Fuel for passenger vehicles – In China, increasingly stringent air quality standards are supporting the adoption of methanol as a cleaner-burning vehicle fuel. By the end of 2022, approximately 110 M100 (100 per cent methanol fuel) filling stations were operating in China’s Shaanxi, Shanxi, Gansu and Guizhou provinces to service approximately 27,000 M100 taxis (running on 100 per cent methanol). There were also 1,000 methanol hybrid passenger cars built by the Geely Group operating in China. Collectively, this demand represents approximately 520,000 tonnes of methanol per year.

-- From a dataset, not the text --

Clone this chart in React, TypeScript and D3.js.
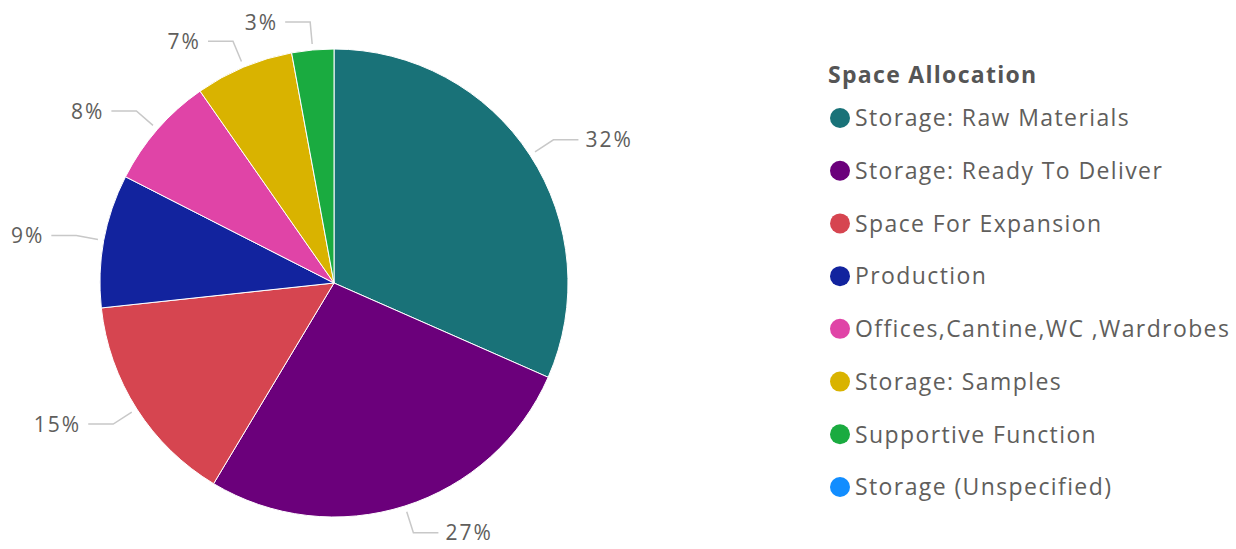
import React from "react";
import * as d3 from "d3";

const categories = [
  "Storage: Raw Materials",
  "Storage: Ready To Deliver",
  "Space For Expansion",
  "Production",
  "Offices,Cantine,WC ,Wardrobes",
  "Storage: Samples",
  "Supportive Function",
  "Storage (Unspecified)",
];
const values = [31.6, 27.0, 14.7, 9.2, 7.8, 6.8, 2.9, 0];
const colors = ["#197278", "#6B007B", "#D64550", "#12239E", "#E044A7", "#D9B300", "#1AAB40", "#118DFF"];
const legendTitle = "Space Allocation";

const W = 1236, H = 549;
const cx = 334, cy = 283, r = 234;
const font = "'Segoe UI', 'Open Sans', sans-serif";

export default function App() {
  const total = d3.sum(values);
  const pie = d3.pie<number>().sort(null).value((d) => d);
  const arcs = pie(values);
  const arcGen = d3.arc<d3.PieArcDatum<number>>().innerRadius(0).outerRadius(r);
  const legendY = d3.scalePoint<string>().domain(categories).range([118, 487]);

  return (
    <svg width={W} height={H} style={{ position: "absolute", left: 0, top: 0 }}>
      <g transform={`translate(${cx},${cy})`}>
        {arcs.map((a, i) =>
          a.value > 0 ? (
            <path key={i} d={arcGen(a) || ""} fill={colors[i]} stroke="#fff" strokeWidth={1} />
          ) : null
        )}
        {arcs.map((a, i) => {
          if (a.value <= 0) return null;
          const mid = (a.startAngle + a.endAngle) / 2;
          const s = Math.sin(mid), c = -Math.cos(mid);
          const x1 = s * (r + 6), y1 = c * (r + 6);
          const x2 = s * (r + 28), y2 = c * (r + 28);
          const right = s >= 0;
          const x3 = x2 + (right ? 25 : -25);
          const tx = x3 + (right ? 7 : -7);
          const pct = Math.round((a.value / total) * 100) + "%";
          return (
            <g key={"l" + i}>
              <polyline points={`${x1},${y1} ${x2},${y2} ${x3},${y2}`} fill="none" stroke="#c8c8c8" strokeWidth={1.5} />
              <text x={tx} y={y2} dy="0.36em" textAnchor={right ? "start" : "end"} fontFamily={font} fontSize={21} letterSpacing={2} fill="#605E5C">
                {pct}
              </text>
            </g>
          );
        })}
      </g>
      <text x={828} y={83} fontFamily={font} fontSize={23} letterSpacing={1.3} fontWeight="bold" fill="#555">
        {legendTitle}
      </text>
      {categories.map((cat, i) => (
        <g key={cat} transform={`translate(0,${legendY(cat)})`}>
          <circle cx={840} cy={0} r={10} fill={colors[i]} />
          <text x={855} y={0} dy="0.36em" fontFamily={font} fontSize={23} letterSpacing={1.4} fill="#605E5C">
            {cat}
          </text>
        </g>
      ))}
    </svg>
  );
}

Fuel for heavy-duty vehicles – Methanol is a diesel substitute for heavy-duty vehicles. Commercial trucks are another emerging opportunity in China, with Geely developing the world’s first pure methanol combustion heavy-duty truck. As of 2022 there were 3,000 methanol heavy-duty trucks in operation in China. Geely has ambitions* to manufacture and market up to 30,000 such trucks by 2025, representing methanol demand of approximately 300,000 tonnes per year.
Cleaner-Burning Thermal Applications
Methanol can be used as a fuel for thermal applications, including industrial boilers, kilns, heating furnaces and cooking fuel. When used in thermal applications, it has significantly lower air emissions (NOx, SOx, and PM) than coal and other fossil fuels.
Industrial uses, heating and potential for power generation – Growing demand for methanol as an industrial boiler and kiln fuel has been driven largely by China, where industrial boilers are used extensively to generate heat and steam for various industrial applications and kilns. Industrial boilers have traditionally been coal-fueled in China. However, environmental regulations being phased in by the Chinese government are prompting a transition to cleaner burning fuels (including methanol) that can reduce impacts on local air quality and related human health. Chinese residential buildings, restaurants and homes are also using methanol as a lower air emission and affordable heating alternative to burning coal. Methanol is also being used in a demonstration power plant in Israel.
Cooking fuel – Methanol has been used as a cleaner-burning cooking fuel in Africa, China and India for the past two decades. A 2020 study by China Association of Alcohol and Ether Clean Fuel and Automobiles found that more than half of China’s use of methanol as energy (excluding MTBE and MTO) is as cooking fuel. With 2.6 billion people around the globe relying on solid biomass, kerosene or coal as their primary cooking fuel, methanol could play a role in scaling access to cleaner cooking fuels.
Methanex recently worked with industry partners to draft a group standard for cooking fuel, which was officially published by China Association of Rural Energy Industry (CAREI) in November 2021. The standard, implemented in January 2022, is used by local governments to supervise the use of methanol-fueled cooking stoves.